As any good anchorman knows, you can’t stay in the studio all the time. You have to get out into the field and talk to folks. I would remove the video camera from the tripod and head into the real world, or my grandmother’s kitchen, whichever I came across first. My grandmother, the daughter of my death-obsessed great-grandmother, and whom I also call Yiayia, is one of those remarkable women who doesn’t sleep more than ninety minutes a night, always has a warm plate of blueberry muffins on the counter, and will cut a bitch if she misses Jeopardy. Look, I’m not saying my grandmother has a crush on Alex Trebek. I’m just saying she used to shout out some pretty filthy answers. Yiayia was camera-shy back then. She wasn’t so much interested in being interviewed by me as she was blasting an Elton John CD on the stereo. You haven’t lived until you’ve seen a sixty-year-old woman wearing a New England Patriots t-shirt dance alone to “I’m Still Standing.” I was young; I wasn’t clear about what I was watching. I just knew it was shame-based.

When Yiayia inevitably pushed me out of the kitchen so she could “get dinner ready” (code for make obscene calls to Alex Trebek), I would go in search of the one member of the family I knew would cooperate. Her name was Abby, a beautiful German shepherd. Broad-shouldered, good-humored, with a gorgeous mane of hair, she was a canine Bea Arthur. I would find Abby—usually down in the basement playing solitaire—and turn on the camera. So serene. Nothing you could do would fluster her. I would point the camera at Abby and ask her questions, “How was your day?” “Did you spot any squirrels around the property?” “Do I look fat in these pants?” The usual journalist-dog conversation. She would just kind of nod. One of those slight moves of the head that could have been either a signal of recognition or, as it often was with Bea Arthur, just gas. Then I would lie down next to her and snuggle up for a bit. Granted, that’s kind of an ethical gray area for a reporter. But you can’t tell me that Barbara Walters didn’t do the same thing with Fidel Castro. Abby would sigh and give me a couple licks across the top of my head, and then we would go out and play for a while, leaving the camcorder behind. Just a dog and his anchorman.

The BNN tapes still exist. There’s a trove of VHS cassettes somewhere in my grandparents’ basement, probably near the shoebox full of my grandmother’s unsuccessful horse track betting slips. My grandfather keeps saying he’s going to transfer the tapes to DVDs. Everyone knows that will never happen. His days as a technology pioneer are over. He’d probably transfer the VHS cassettes to silent film reels. When I was young, on the way to my grandparents’ house, I would daydream about what new and exciting electronic gadget Papou would have to show me. Now I realize it’s the other way around. He asks me about my phone and my camera and, when I hand them over to him, he does that maneuver senior citizens do where they take off their glasses and hold an item at arm’s length, examining it suspiciously.
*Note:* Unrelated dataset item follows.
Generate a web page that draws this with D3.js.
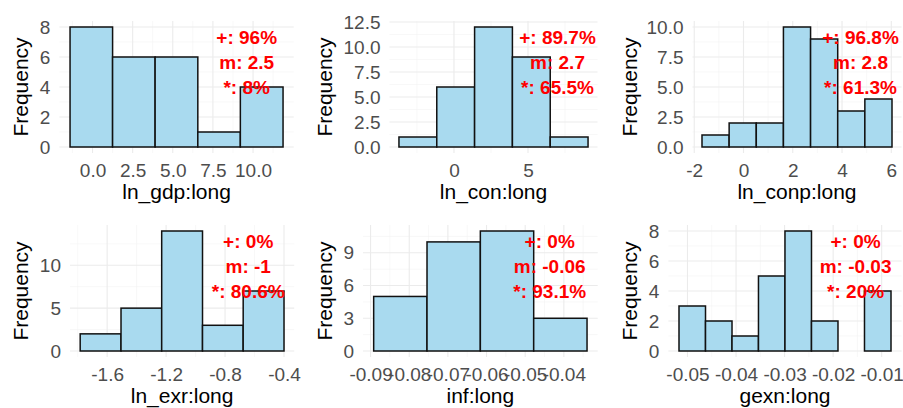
<!DOCTYPE html>
<html><head><meta charset="utf-8">
<script src="https://cdn.jsdelivr.net/npm/d3@7"></script>
<style>body{margin:0;background:#fff}svg{display:block}</style>
</head><body><svg id="c" width="903" height="408"></svg>
<script>
// ---------- data ----------
const titles = ["ln_gdp:long","ln_con:long","ln_conp:long","ln_exr:long","inf:long","gexn:long"];

const gdpEdges  = [-1.40, 1.25, 3.90, 6.56, 9.21, 11.87];
const gdpCounts = [8, 6, 6, 1, 4];
const conEdges  = [-3.716, -1.162, 1.392, 3.946, 6.500, 9.054];
const conCounts = [1, 6, 12, 9, 1];
const conpEdges  = [-1.685, -0.583, 0.519, 1.621, 2.723, 3.825, 4.927, 6.029];
const conpCounts = [1, 2, 2, 10, 9, 3, 4];
const exrEdges  = [-1.783, -1.506, -1.230, -0.953, -0.677, -0.400];
const exrCounts = [2, 5, 14, 3, 7];
const infEdges  = [-0.0892, -0.0754, -0.0616, -0.0478, -0.0340];
const infCounts = [5, 10, 11, 3];
const gexnEdges  = [-0.05175, -0.04629, -0.04083, -0.03538, -0.02992, -0.02446, -0.01900, -0.01354, -0.00808];
const gexnCounts = [3, 2, 1, 5, 8, 2, 0, 4];

const gdpXTicks = [0, 2.5, 5, 7.5, 10];      const gdpXLabels = ["0.0","2.5","5.0","7.5","10.0"];
const conXTicks = [0, 5];                    const conXLabels = ["0","5"];
const conpXTicks = [-2, 0, 2, 4, 6];         const conpXLabels = ["-2","0","2","4","6"];
const exrXTicks = [-1.6, -1.2, -0.8, -0.4];  const exrXLabels = ["-1.6","-1.2","-0.8","-0.4"];
const infXTicks = [-0.09, -0.08, -0.07, -0.06, -0.05, -0.04];
const infXLabels = ["-0.09","-0.08","-0.07","-0.06","-0.05","-0.04"];
const gexnXTicks = [-0.05, -0.04, -0.03, -0.02, -0.01];
const gexnXLabels = ["-0.05","-0.04","-0.03","-0.02","-0.01"];

const gdpYTicks = [0, 2, 4, 6, 8];            const gdpYLabels = ["0","2","4","6","8"];
const conYTicks = [0, 2.5, 5, 7.5, 10, 12.5]; const conYLabels = ["0.0","2.5","5.0","7.5","10.0","12.5"];
const conpYTicks = [0, 2.5, 5, 7.5, 10];      const conpYLabels = ["0.0","2.5","5.0","7.5","10.0"];
const exrYTicks = [0, 5, 10];                 const exrYLabels = ["0","5","10"];
const infYTicks = [0, 3, 6, 9];               const infYLabels = ["0","3","6","9"];
const gexnYTicks = [0, 2, 4, 6, 8];           const gexnYLabels = ["0","2","4","6","8"];

const plusPct  = ["96%", "89.7%", "96.8%", "0%", "0%", "0%"];
const meanVals = ["2.5", "2.7", "2.8", "-1", "-0.06", "-0.03"];
const starPct  = ["8%", "65.5%", "61.3%", "80.6%", "93.1%", "20%"];

// ---------- assemble ----------
const edgesList  = [gdpEdges, conEdges, conpEdges, exrEdges, infEdges, gexnEdges];
const countsList = [gdpCounts, conCounts, conpCounts, exrCounts, infCounts, gexnCounts];
const xTickList  = [gdpXTicks, conXTicks, conpXTicks, exrXTicks, infXTicks, gexnXTicks];
const xLabList   = [gdpXLabels, conXLabels, conpXLabels, exrXLabels, infXLabels, gexnXLabels];
const yTickList  = [gdpYTicks, conYTicks, conpYTicks, exrYTicks, infYTicks, gexnYTicks];
const yLabList   = [gdpYLabels, conYLabels, conpYLabels, exrYLabels, infYLabels, gexnYLabels];

// layout (plot areas)
const plotLeft  = [59.4, 389.5, 692.5, 70.0, 363.0, 668.4];
const plotRight = [293.7, 597.5, 901.5, 294.2, 597.7, 901.6];
const rowTop = [21, 225], rowBottom = [153, 357];
const yTitleX = [21, 325, 630];
const annoOffset = [47, 40, 41, 46, 48, 46];

const FONT = "'Liberation Sans', Arial, Helvetica, sans-serif";
const svg = d3.select("#c");
svg.append("rect").attr("width",903).attr("height",408).attr("fill","#fff");

for (let i = 0; i < 6; i++) {
  const row = Math.floor(i / 3), col = i % 3;
  const edges = edgesList[i], counts = countsList[i];
  const L = plotLeft[i], R = plotRight[i], T = rowTop[row], B = rowBottom[row];
  const xmin = edges[0], xmax = edges[edges.length - 1], span = xmax - xmin;
  const x = d3.scaleLinear().domain([xmin - 0.05 * span, xmax + 0.05 * span]).range([L, R]);
  const cmax = d3.max(counts);
  const y = d3.scaleLinear().domain([-0.05 * cmax, cmax * 1.05]).range([B, T]);
  const g = svg.append("g");

  // grid
  const xt = xTickList[i], yt = yTickList[i];
  const xstep = xt.length > 1 ? xt[1] - xt[0] : 1, ystep = yt[1] - yt[0];
  const xd = x.domain(), yd = y.domain();
  const xMinor = [], yMinor = [];
  for (let v = xt[0] - xstep / 2; v <= xd[1]; v += xstep) if (v >= xd[0]) xMinor.push(v);
  for (let v = yt[0] - ystep / 2; v <= yd[1]; v += ystep) if (v >= yd[0]) yMinor.push(v);
  g.selectAll(".gxm").data(xMinor).join("line").attr("x1", d => x(d)).attr("x2", d => x(d))
    .attr("y1", T).attr("y2", B).attr("stroke", "#f3f3f3").attr("stroke-width", 0.6);
  g.selectAll(".gym").data(yMinor).join("line").attr("y1", d => y(d)).attr("y2", d => y(d))
    .attr("x1", L).attr("x2", R).attr("stroke", "#f3f3f3").attr("stroke-width", 0.6);
  g.selectAll(".gx").data(xt).join("line").attr("x1", d => x(d)).attr("x2", d => x(d))
    .attr("y1", T).attr("y2", B).attr("stroke", "#ebebeb").attr("stroke-width", 1.1);
  g.selectAll(".gy").data(yt).join("line").attr("y1", d => y(d)).attr("y2", d => y(d))
    .attr("x1", L).attr("x2", R).attr("stroke", "#ebebeb").attr("stroke-width", 1.1);

  // bars
  const bins = counts.map((c, k) => ({x0: edges[k], x1: edges[k + 1], c}));
  g.selectAll(".bar").data(bins.filter(b => b.c > 0)).join("rect")
    .attr("x", d => x(d.x0)).attr("width", d => x(d.x1) - x(d.x0))
    .attr("y", d => y(d.c)).attr("height", d => y(0) - y(d.c))
    .attr("fill", "#a9daef").attr("stroke", "#111").attr("stroke-width", 1.5);

  // axes
  const xl = xLabList[i], yl = yLabList[i];
  const xa = g.append("g").attr("transform", `translate(0,${B})`)
    .call(d3.axisBottom(x).tickValues(xt).tickFormat((d, k) => xl[k]).tickSize(0).tickPadding(10.5));
  const ya = g.append("g").attr("transform", `translate(${L},0)`)
    .call(d3.axisLeft(y).tickValues(yt).tickFormat((d, k) => yl[k]).tickSize(0).tickPadding(9));
  [xa, ya].forEach(a => {
    a.select(".domain").remove();
    a.selectAll("text").attr("font-family", FONT).attr("font-size", 19).attr("fill", "#4d4d4d");
  });

  // titles
  g.append("text").attr("x", (L + R) / 2).attr("y", B + 46).attr("text-anchor", "middle")
    .attr("font-family", FONT).attr("font-size", 21).attr("fill", "#000").text(titles[i]);
  g.append("text").attr("transform", `translate(${yTitleX[col] + 7},${(T + B) / 2}) rotate(-90)`)
    .attr("text-anchor", "middle").attr("font-family", FONT).attr("font-size", 21).attr("fill", "#000")
    .text("Frequency");

  // annotation
  const ax = R - annoOffset[i];
  const lines = ["+: " + plusPct[i], "m: " + meanVals[i], "*: " + starPct[i]];
  g.selectAll(".anno").data(lines).join("text")
    .attr("x", ax).attr("y", (d, k) => T + 23 + 25 * k).attr("text-anchor", "middle")
    .attr("font-family", FONT).attr("font-size", 19).attr("font-weight", "bold").attr("fill", "#ff0000")
    .text(d => d);
}
</script></body></html>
I considered buying him an iPad for his birthday, but then I remembered that he’s too old and I’m too cheap.

It’s just as well that those tapes are collecting dust. What would I want to do, watch them? No, thanks. Should I ever want to be embarrassed by what I say or how I look, I have access to clips of my occasional CNN appearances. I wonder if my grandparents ever thought, when I was making those BNN tapes in their house all those years ago, that I would ever make a living in the television business. Probably not. They likely just crossed their fingers that I wouldn’t become a drug addict or get anyone pregnant—a crapshoot in any family. To some extent, Yiayia and Papou still think of me as the little boy with the camcorder, barking out orders to his sister and cousin. When I gave my grandmother a tour of CNN, she took me aside and whispered, “Do you think Anderson Cooper would want to watch those BNN tapes? I should ask him.” I could feel the blood draining from my face.

“No, that’s alright,” I said, “his VCR is broken.”

“Oh, really? That’s a shame.”

“Yeah, don’t even mention it to him, he’s quite upset about it.”

And then we walked into the television studio. A real television studio.